Collected data:

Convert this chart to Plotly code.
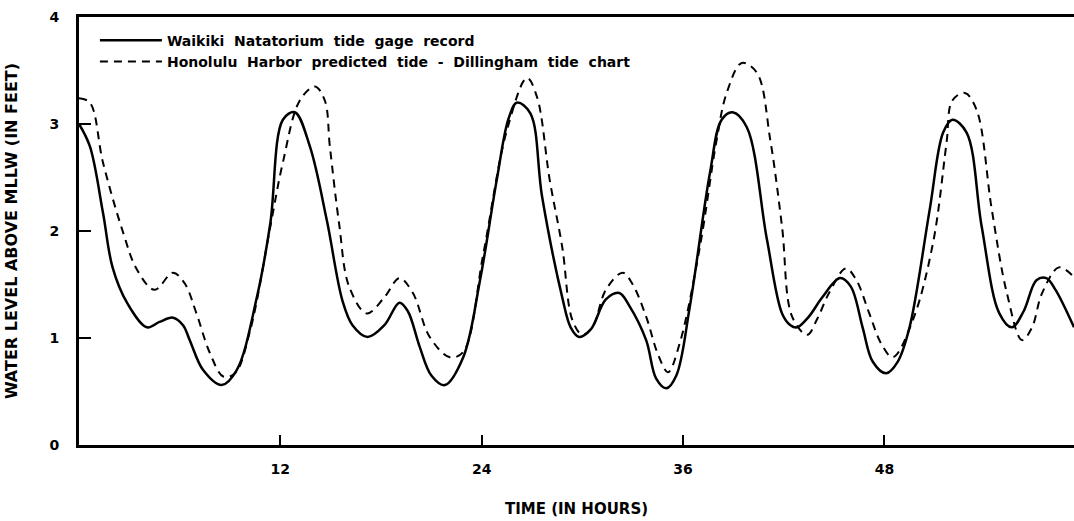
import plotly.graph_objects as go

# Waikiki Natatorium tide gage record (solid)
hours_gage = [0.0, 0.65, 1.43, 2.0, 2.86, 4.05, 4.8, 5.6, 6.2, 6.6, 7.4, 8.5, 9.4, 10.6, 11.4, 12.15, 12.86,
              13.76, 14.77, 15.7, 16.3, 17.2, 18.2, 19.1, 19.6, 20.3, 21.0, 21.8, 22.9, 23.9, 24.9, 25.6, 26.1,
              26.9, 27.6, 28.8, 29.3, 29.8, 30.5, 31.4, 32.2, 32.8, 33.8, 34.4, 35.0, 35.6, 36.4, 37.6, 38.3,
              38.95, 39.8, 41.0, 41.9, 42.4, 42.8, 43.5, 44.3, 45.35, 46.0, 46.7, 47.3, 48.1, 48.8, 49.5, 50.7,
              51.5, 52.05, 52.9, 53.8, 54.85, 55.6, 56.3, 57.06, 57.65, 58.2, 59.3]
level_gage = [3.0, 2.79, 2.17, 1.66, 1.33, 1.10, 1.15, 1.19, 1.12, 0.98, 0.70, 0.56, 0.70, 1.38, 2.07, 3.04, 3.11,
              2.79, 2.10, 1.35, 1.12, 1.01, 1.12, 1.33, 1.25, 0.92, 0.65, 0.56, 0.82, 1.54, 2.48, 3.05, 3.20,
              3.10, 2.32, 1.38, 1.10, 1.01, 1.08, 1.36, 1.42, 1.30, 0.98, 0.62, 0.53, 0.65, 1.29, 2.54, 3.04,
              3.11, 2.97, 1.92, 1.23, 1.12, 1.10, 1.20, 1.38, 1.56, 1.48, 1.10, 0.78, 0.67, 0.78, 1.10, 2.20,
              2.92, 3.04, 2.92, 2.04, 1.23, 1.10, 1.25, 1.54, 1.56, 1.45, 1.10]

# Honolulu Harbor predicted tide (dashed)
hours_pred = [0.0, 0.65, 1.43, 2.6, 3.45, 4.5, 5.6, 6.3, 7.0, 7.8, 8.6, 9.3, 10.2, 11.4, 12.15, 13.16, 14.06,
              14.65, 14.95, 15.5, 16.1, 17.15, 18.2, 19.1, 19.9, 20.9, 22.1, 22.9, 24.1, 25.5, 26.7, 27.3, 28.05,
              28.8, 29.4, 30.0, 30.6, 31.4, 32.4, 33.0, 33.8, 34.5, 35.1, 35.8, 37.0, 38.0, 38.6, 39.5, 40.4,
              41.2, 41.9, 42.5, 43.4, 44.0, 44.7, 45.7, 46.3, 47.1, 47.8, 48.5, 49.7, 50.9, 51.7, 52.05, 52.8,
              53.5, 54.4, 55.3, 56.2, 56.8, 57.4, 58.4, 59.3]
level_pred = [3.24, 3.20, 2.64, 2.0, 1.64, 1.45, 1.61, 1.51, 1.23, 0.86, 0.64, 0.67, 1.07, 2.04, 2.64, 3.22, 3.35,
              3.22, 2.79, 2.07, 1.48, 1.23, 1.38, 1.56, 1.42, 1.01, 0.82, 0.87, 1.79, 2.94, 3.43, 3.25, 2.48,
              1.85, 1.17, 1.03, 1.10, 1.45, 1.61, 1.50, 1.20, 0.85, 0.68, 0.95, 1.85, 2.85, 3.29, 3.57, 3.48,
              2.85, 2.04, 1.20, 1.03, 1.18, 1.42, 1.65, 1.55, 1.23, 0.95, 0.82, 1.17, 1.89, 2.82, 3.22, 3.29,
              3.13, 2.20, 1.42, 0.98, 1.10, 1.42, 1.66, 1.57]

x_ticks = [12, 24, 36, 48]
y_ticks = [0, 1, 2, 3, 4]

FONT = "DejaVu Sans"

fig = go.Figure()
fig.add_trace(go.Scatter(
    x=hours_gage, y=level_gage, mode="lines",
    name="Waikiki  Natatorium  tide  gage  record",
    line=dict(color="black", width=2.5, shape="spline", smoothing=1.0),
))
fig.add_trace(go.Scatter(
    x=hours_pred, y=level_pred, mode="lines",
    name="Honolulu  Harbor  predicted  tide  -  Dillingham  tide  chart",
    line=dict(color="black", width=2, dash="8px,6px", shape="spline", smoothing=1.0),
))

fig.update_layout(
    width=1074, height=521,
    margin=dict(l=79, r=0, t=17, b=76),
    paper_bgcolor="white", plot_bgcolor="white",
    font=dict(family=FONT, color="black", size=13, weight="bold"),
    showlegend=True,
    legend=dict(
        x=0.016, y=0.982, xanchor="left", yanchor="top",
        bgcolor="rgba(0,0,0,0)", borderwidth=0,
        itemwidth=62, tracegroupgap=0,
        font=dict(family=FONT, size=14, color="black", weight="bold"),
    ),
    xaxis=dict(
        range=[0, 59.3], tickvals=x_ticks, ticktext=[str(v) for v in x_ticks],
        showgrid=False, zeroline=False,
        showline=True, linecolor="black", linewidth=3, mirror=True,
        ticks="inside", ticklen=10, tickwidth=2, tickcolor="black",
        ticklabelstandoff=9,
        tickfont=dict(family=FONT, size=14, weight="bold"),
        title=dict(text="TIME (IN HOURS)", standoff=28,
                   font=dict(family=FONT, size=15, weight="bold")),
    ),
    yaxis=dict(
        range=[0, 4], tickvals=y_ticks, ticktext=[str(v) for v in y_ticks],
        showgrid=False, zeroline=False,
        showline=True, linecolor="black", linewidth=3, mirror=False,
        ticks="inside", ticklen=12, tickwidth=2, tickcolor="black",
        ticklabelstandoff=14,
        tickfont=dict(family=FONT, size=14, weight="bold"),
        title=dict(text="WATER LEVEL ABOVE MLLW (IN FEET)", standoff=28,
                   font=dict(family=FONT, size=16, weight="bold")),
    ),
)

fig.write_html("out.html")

The task: Repeat, exactly and in full, each line from the start of the data to the line that contains "1.56, 1.45, 1.10]". Pictures do not go in.

The result:
Convert this chart to Plotly code.
import plotly.graph_objects as go

# Waikiki Natatorium tide gage record (solid)
hours_gage = [0.0, 0.65, 1.43, 2.0, 2.86, 4.05, 4.8, 5.6, 6.2, 6.6, 7.4, 8.5, 9.4, 10.6, 11.4, 12.15, 12.86,
              13.76, 14.77, 15.7, 16.3, 17.2, 18.2, 19.1, 19.6, 20.3, 21.0, 21.8, 22.9, 23.9, 24.9, 25.6, 26.1,
              26.9, 27.6, 28.8, 29.3, 29.8, 30.5, 31.4, 32.2, 32.8, 33.8, 34.4, 35.0, 35.6, 36.4, 37.6, 38.3,
              38.95, 39.8, 41.0, 41.9, 42.4, 42.8, 43.5, 44.3, 45.35, 46.0, 46.7, 47.3, 48.1, 48.8, 49.5, 50.7,
              51.5, 52.05, 52.9, 53.8, 54.85, 55.6, 56.3, 57.06, 57.65, 58.2, 59.3]
level_gage = [3.0, 2.79, 2.17, 1.66, 1.33, 1.10, 1.15, 1.19, 1.12, 0.98, 0.70, 0.56, 0.70, 1.38, 2.07, 3.04, 3.11,
              2.79, 2.10, 1.35, 1.12, 1.01, 1.12, 1.33, 1.25, 0.92, 0.65, 0.56, 0.82, 1.54, 2.48, 3.05, 3.20,
              3.10, 2.32, 1.38, 1.10, 1.01, 1.08, 1.36, 1.42, 1.30, 0.98, 0.62, 0.53, 0.65, 1.29, 2.54, 3.04,
              3.11, 2.97, 1.92, 1.23, 1.12, 1.10, 1.20, 1.38, 1.56, 1.48, 1.10, 0.78, 0.67, 0.78, 1.10, 2.20,
              2.92, 3.04, 2.92, 2.04, 1.23, 1.10, 1.25, 1.54, 1.56, 1.45, 1.10]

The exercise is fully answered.